One of Italy’s top cops told a court Wednesday how, with meticulous detective work and substantial luck, he blew the lid off one of the Bush administration’s most controversial counter-terrorism tactics.
Testifying in the trial of 26 Americans, most of them CIA operatives, who are accused of abducting a radical Egyptian cleric in Milan, the senior officer described tracking massive amounts of cellular telephone traffic to piece together Europe’s only prosecution of the much-disputed practice known as extraordinary rendition.
The officer, Bruno Megale, recounted an astonishing tale of spies spying on spies. Police, armed with judicial warrants, used cellphone logs, wiretaps and intercepted e-mails to ensnare a CIA station chief, a U.S. Air Force colonel, five American diplomats and officers from Italy’s military intelligence service accused of collaborating with the Americans.
The Americans are being tried in absentia; none are in Italy and none have acknowledged the proceedings in Milan’s main courthouse. For their 20-plus court-appointed defense attorneys, one said, this is a trial of ghosts.
Megale, head of the Italian anti-terrorism police in Milan, said he and his agents first became aware of the disappearance of the cleric, known as Abu Omar, when his wife and friends reported him missing after he dropped out of sight Feb. 17, 2003. They wondered, did Italian authorities have him?
The Italians didn’t. As is now known, Abu Omar was nabbed by an alleged CIA squad that threw him in a car, put him on a private jet at a U.S. military base in northern Italy and whisked him off to Egypt, where he has said he was tortured.
But Megale and the police were unaware of the CIA operation. And so they began to try to find out who had kidnapped Abu Omar.
“The sensation was that he had been kidnapped. . . . We spoke of possibilities, of the Americans, the Egyptian [security] service. . . , " Megale testified.
“At first there were no definitive clues.”
Megale and his agents interviewed people in Milan’s large Muslim community, including a couple of people who saw Abu Omar being taken away. But there was no real progress until 14 months later, when Abu Omar telephoned home from Egypt and told his wife and friends what had happened.
Before his disappearance, Abu Omar, whose full name is Hassan Osama Nasr, was being investigated by Megale’s office for possible ties to radical groups sending Islamic militants to Iraq. As part of that inquiry, police bugged the phones in Abu Omar’s home and mosque. When he called, the police listened, and jumped into action.
Megale obtained records of all cellphone traffic from the transmission tower nearest the spot where Abu Omar was abducted, for a 2 1/2 -hour period around the time he disappeared. There were 2,000 calls.
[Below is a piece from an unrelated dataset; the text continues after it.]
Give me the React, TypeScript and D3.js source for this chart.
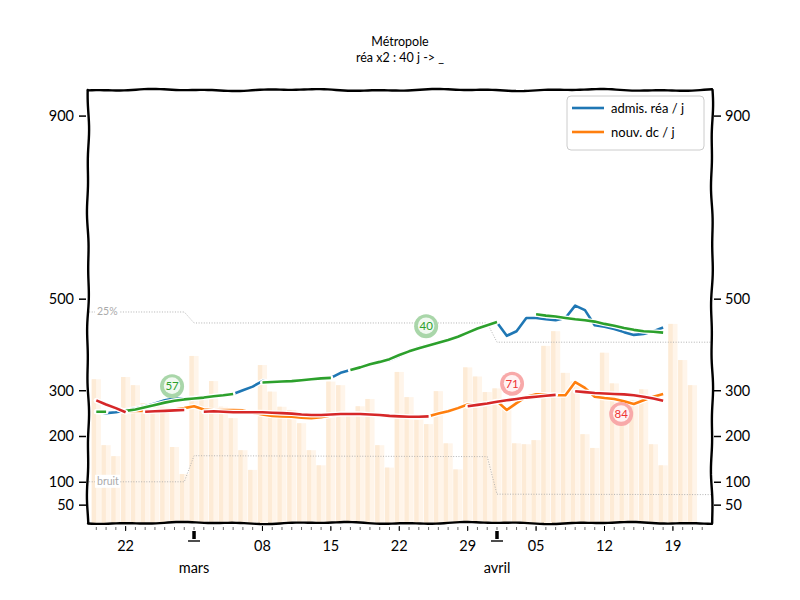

Then, using a computer program, Megale was able to narrow down the pool by tracing the phones that had called each other, in other words, an indication of a group of people working together. Seventeen phone numbers, which showed intensifying use around the time of the abduction, were pinpointed. By following all other calls made from those phones, the investigators ultimately identified 60 numbers, including that of a CIA officer working undercover at the U.S. Embassy in Rome.
In his testimony, Megale revealed that one telephone number he recognized was that of Robert Seldon Lady, then-CIA station chief in Milan. Lady and Megale had worked together in counter-terrorism investigations. It was a number, Megale said somberly, that he and his team knew.
Megale and his agents then set about establishing that all the names to which the phones were registered were fictitious. Most of the phones were activated about four months before the abduction and went out of service a few days after it.
Ultimately, with layer upon layer of cross-referencing, Megale identified 26 American suspects, although many of the names in the indictment are thought to be aliases. Most of the details of Megale’s testimony have already been reported in The Times and other newspapers. But the blow-by-blow account represents the meat of the prosecution’s case and was delivered by, arguably, its star witness, an unlikely figure destined to take down a major CIA operation.
In security circles, Megale is widely known as a prominent expert on Islamic terrorism, a field he has specialized in for a decade. Yet he shuns the spotlight, is rarely quoted in news accounts and his public appearances are generally limited to courtrooms, where, as a lead investigator on numerous terrorism cases, he is often called to testify.
“He knows all the names, all the connections,” senior prosecutor Armando Spataro said. “Counter-terrorism officials all over the world want to know about him.”
An owl-faced man with heavy brows who comes from Italy’s poor south, Megale is discreet and fiercely serious. He rarely smiles, or shows much emotion of any kind.
Senior Italian police officials in Milan have expressed resentment that the CIA nabbed Abu Omar without informing them and before their investigation of his activities had been completed.
If the prosecution’s allegations are true, it would appear the American operatives informed not the police but the Italian military intelligence branch, a more politicized agency close to the prime minister’s office and whose former head is among the Americans’ codefendants in the trial.